Starting at the first line of the listing below, repeat each line up to and including the one containing "W, H = 1064, 738". Leave out pictures.
---------- INFORMATION PROVIDED
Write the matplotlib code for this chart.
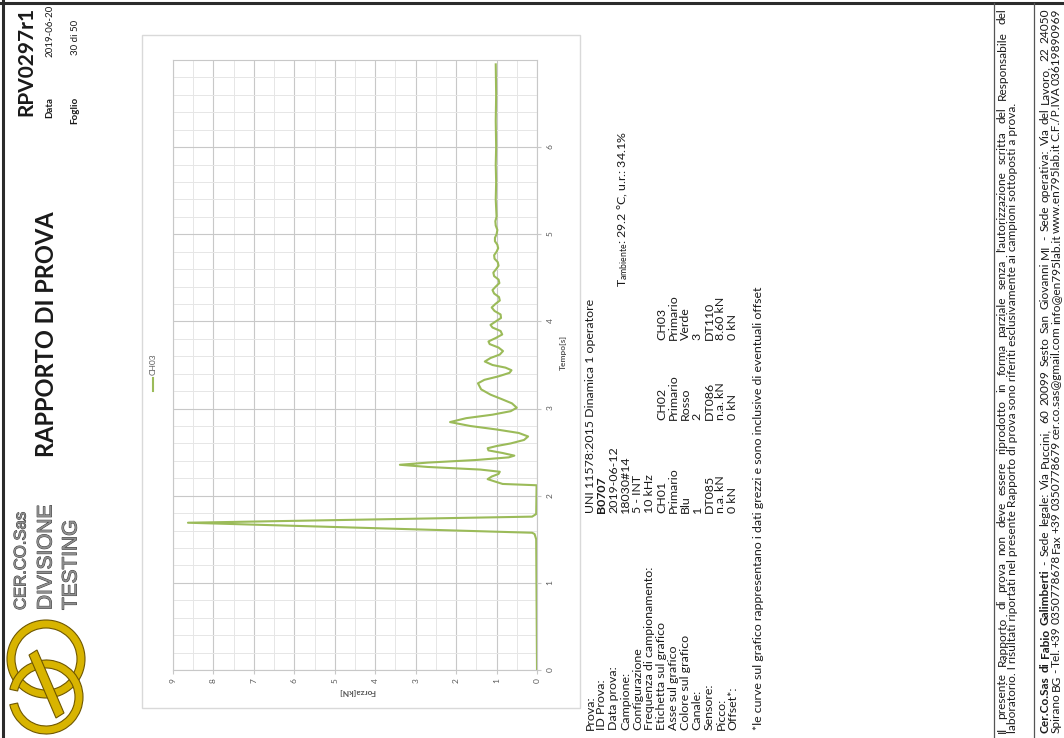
import matplotlib.pyplot as plt
import matplotlib.patheffects as pe
from matplotlib.patches import Rectangle, Wedge, Polygon
from matplotlib.ticker import MultipleLocator

plt.rcParams['font.family'] = ['Lato', 'DejaVu Sans']
plt.rcParams['mathtext.fontset'] = 'custom'
plt.rcParams['mathtext.rm'] = 'Lato'
plt.rcParams['mathtext.it'] = 'Lato'

W, H = 1064, 738

# CH03 curve (time [s], force [kN])
time_s = [0.00, 1.50, 1.56, 1.575, 1.69, 1.76, 1.79, 2.12, 2.135, 2.16, 2.19, 2.22,
          2.25, 2.275, 2.30, 2.33, 2.355, 2.38, 2.41, 2.44, 2.46, 2.49, 2.52, 2.545,
          2.57, 2.60, 2.64, 2.68, 2.72, 2.76, 2.80, 2.845, 2.89, 2.93, 2.97, 3.01,
          3.06, 3.11, 3.16, 3.22, 3.29, 3.33, 3.37, 3.41, 3.44, 3.47, 3.50, 3.54,
          3.58, 3.62, 3.66, 3.70, 3.74, 3.77, 3.81, 3.85, 3.89, 3.93, 3.96, 4.00,
          4.04, 4.08, 4.12, 4.16, 4.20, 4.24, 4.28, 4.32, 4.36, 4.40, 4.44, 4.48,
          4.52, 4.56, 4.60, 4.64, 4.68, 4.72, 4.76, 4.80, 4.84, 4.88, 4.92, 4.96,
          5.00, 5.05, 5.10, 5.15, 5.20, 5.30, 5.40, 5.60, 5.80, 6.00, 6.30, 6.60, 6.95]
force_kn = [0.00, 0.02, 0.06, 0.12, 8.63, 0.12, 0.02, 0.01, 0.85, 1.02, 1.22, 1.12,
            0.95, 0.92, 1.40, 2.70, 3.39, 2.70, 1.50, 0.70, 0.56, 0.85, 1.20, 1.22,
            1.00, 0.65, 0.32, 0.22, 0.45, 1.00, 1.65, 2.15, 1.75, 1.10, 0.65, 0.50,
            0.62, 0.88, 1.15, 1.38, 1.46, 1.30, 0.95, 0.68, 0.63, 0.78, 1.10, 1.29,
            1.15, 0.92, 0.84, 0.95, 1.17, 1.20, 1.02, 0.86, 0.90, 1.10, 1.15, 1.02,
            0.89, 0.90, 1.05, 1.12, 1.03, 0.92, 0.94, 1.06, 1.10, 1.02, 0.93, 0.95,
            1.06, 1.08, 1.01, 0.95, 0.97, 1.05, 1.06, 1.00, 0.96, 0.98, 1.04, 1.04,
            1.00, 0.98, 1.02, 1.03, 1.00, 1.01, 1.02, 1.01, 1.02, 1.01, 1.02, 1.01, 1.02]

force_ticks = [0, 1, 2, 3, 4, 5, 6, 7, 8, 9]
time_ticks = [0, 1, 2, 3, 4, 5, 6]
series_label = 'CH03'
series_color = '#9bbb59'

report_code = 'RPV0297r1'
report_date = '2019-06-20'
sheet_no = '30 di 50'
title = 'RAPPORTO DI PROVA'
logo_lines = ['CER.CO.Sas', 'DIVISIONE', 'TESTING']

info_labels = ['Prova:', 'ID Prova:', 'Data prova:', 'Campione:', 'Configurazione',
               'Frequenza di campionamento:', 'Etichetta sul grafico', 'Asse sul grafico',
               'Colore sul grafico', 'Canale:', 'Sensore:', 'Picco:', 'Offset*:']
info_values = ['UNI 11578:2015 Dinamica 1 operatore', 'B0707', '2019-06-12',
               '18030#14', '5 - INT', '10 kHz']
ch01 = ['CH01', 'Primario', 'Blu', '1', 'DT085', 'n.a. kN', '0 kN']
ch02 = ['CH02', 'Primario', 'Rosso', '2', 'DT086', 'n.a. kN', '0 kN']
ch03 = ['CH03', 'Primario', 'Verde', '3', 'DT110', '8.60 kN', '0 kN']
ambient = r'T$_{\mathrm{ambiente}}$: 29.2 °C, u.r.: 34.1%'
note = '*le curve sul grafico rappresentano i dati grezzi e sono inclusive di eventuali offset'
footer = ["Il presente Rapporto di prova non deve essere riprodotto in forma parziale senza "
          "l'autorizzazione scritta del Responsabile del",
          "laboratorio. I risultati riportati nel presente Rapporto di prova sono riferiti "
          "esclusivamente ai campioni sottoposti a prova.",
          "Cer.Co.Sas di Fabio Galimberti - Sede legale: Via Puccini, 60 20099 Sesto San "
          "Giovanni MI - Sede operativa: Via del Lavoro, 22 24050",
          "Spirano BG - Tel. +39 0350778678 Fax +39 0350778679 cer.co.sas@gmail.com "
          "info@en795lab.it www.en795lab.it C.F./P.IVA 03619890969"]

fig = plt.figure(figsize=(W / 100, H / 100), dpi=100)

# page layer in pixel units (y down)
page = fig.add_axes([0, 0, 1, 1])
page.set_xlim(0, W)
page.set_ylim(H, 0)
page.axis('off')


def vtext(x, y, s, size=8, bold=False, color='#1a1a1a', **kw):
    return page.text(x, y, s, rotation=90, rotation_mode='anchor', ha='left',
                     va='center', fontsize=size, color=color,
                     fontweight='bold' if bold else 'normal', **kw)


def vjustify(x, y0, y1, s, size=8, n_bold=0):
    words = s.split()
    items = [vtext(x, y0, w, size=size, bold=i < n_bold) for i, w in enumerate(words)]
    r = fig.canvas.get_renderer()
    lens = [t.get_window_extent(r).height for t in items]
    gap = (y0 - y1 - sum(lens)) / (len(words) - 1)
    y = y0
    for t, l in zip(items, lens):
        t.set_y(y)
        y -= l + gap


# page borders
page.plot([0, W], [3, 3], color='#2b2b2b', lw=2.2)
page.plot([3, 3], [0, H], color='#2b2b2b', lw=2.2)

# header
vtext(26, 116, report_code, size=15, bold=True)
vtext(50, 118, 'Data', size=7, bold=True)
vtext(50, 57, report_date, size=7)
vtext(75, 124, 'Foglio', size=7, bold=True)
vtext(75, 55, sheet_no, size=7)
vtext(47, 457, title, size=17, bold=True)

# logo
gold, dark_gold = '#d8b400', '#6f5700'
page.add_patch(Wedge((46, 659), 39, 0, 360, width=8, fc=gold, ec=dark_gold, lw=0.8))
page.add_patch(Wedge((46, 697), 37, 192, 168, width=8, fc=gold, ec=dark_gold, lw=0.8))
page.add_patch(Polygon([(29, 655), (37, 650), (64, 713), (56, 718)],
                       closed=True, fc=gold, ec=dark_gold, lw=0.8))
for i, s in enumerate(logo_lines):
    page.text(21 + i * 25, 610, s, rotation=90, rotation_mode='anchor', ha='left',
              va='center', fontsize=15 if i else 12, color='#8e8e8e',
              family=['Liberation Sans Narrow', 'Liberation Sans'],
              path_effects=[pe.withStroke(linewidth=0.7, foreground='#3a3a3a')])

# chart frame
page.add_patch(Rectangle((142, 35), 438, 673, fill=False, ec='#d9d9d9', lw=1))

ax = fig.add_axes([173 / W, 1 - 670 / H, (537 - 173) / W, (670 - 60) / H])
ax.plot(force_kn, time_s, color=series_color, lw=1.5)
ax.set_xlim(9, 0)
ax.set_ylim(0, 7)
ax.set_xticks(force_ticks)
ax.set_yticks(time_ticks)
ax.xaxis.set_minor_locator(MultipleLocator(0.5))
ax.yaxis.set_minor_locator(MultipleLocator(0.2))
ax.grid(which='major', color='#c8c8c8', lw=0.8)
ax.grid(which='minor', color='#e6e6e6', lw=0.7)
ax.set_axisbelow(True)
ax.yaxis.tick_right()
for sp in ax.spines.values():
    sp.set_color('#c8c8c8')
    sp.set_linewidth(0.8)
ax.tick_params(which='both', length=3, color='#c8c8c8', labelsize=6, labelcolor='#595959')
ax.tick_params(which='minor', length=0)
ax.tick_params(axis='x', labelrotation=90, pad=3)
ax.tick_params(axis='y', labelrotation=90, pad=4)

page.text(357, 692, 'Forza[kN]', rotation=180, ha='center', va='center',
          fontsize=6, fontweight='bold', color='#595959')
page.text(563, 352, 'Tempo[s]', rotation=90, ha='center', va='center',
          fontsize=6, fontweight='bold', color='#595959')
page.plot([153, 153], [391, 378], color=series_color, lw=1.5)
vtext(153, 375, series_label, size=6, color='#595959')

# test info table
row_x = [590 + i * 11.9 for i in range(len(info_labels))]
for x, s in zip(row_x, info_labels):
    vtext(x, 730, s, size=8.9)
for i, s in enumerate(info_values):
    vtext(row_x[i], 513, s, size=8.9, bold=(i == 1))
for col, y in zip([ch01, ch02, ch03], [513, 420, 340]):
    for i, s in enumerate(col):
        vtext(row_x[6 + i], y, s, size=8.9)
vtext(623, 287, ambient, size=8.9)
vtext(758, 730, note, size=8.9)

# footer
page.plot([994, 994], [3, H], color='#555555', lw=0.9)
page.plot([1034, 1034], [3, H], color='#555555', lw=0.9)
vjustify(1002, 733, 8, footer[0], size=8.6)
vtext(1013, 733, footer[1], size=8.6)
vjustify(1045, 733, 8, footer[2], size=8.6, n_bold=4)
vjustify(1056, 733, 8, footer[3], size=8.6)

fig.savefig('out.png', dpi=100)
--------------------
* CORRECT RESPONSE *
Write the matplotlib code for this chart.
import matplotlib.pyplot as plt
import matplotlib.patheffects as pe
from matplotlib.patches import Rectangle, Wedge, Polygon
from matplotlib.ticker import MultipleLocator

plt.rcParams['font.family'] = ['Lato', 'DejaVu Sans']
plt.rcParams['mathtext.fontset'] = 'custom'
plt.rcParams['mathtext.rm'] = 'Lato'
plt.rcParams['mathtext.it'] = 'Lato'

W, H = 1064, 738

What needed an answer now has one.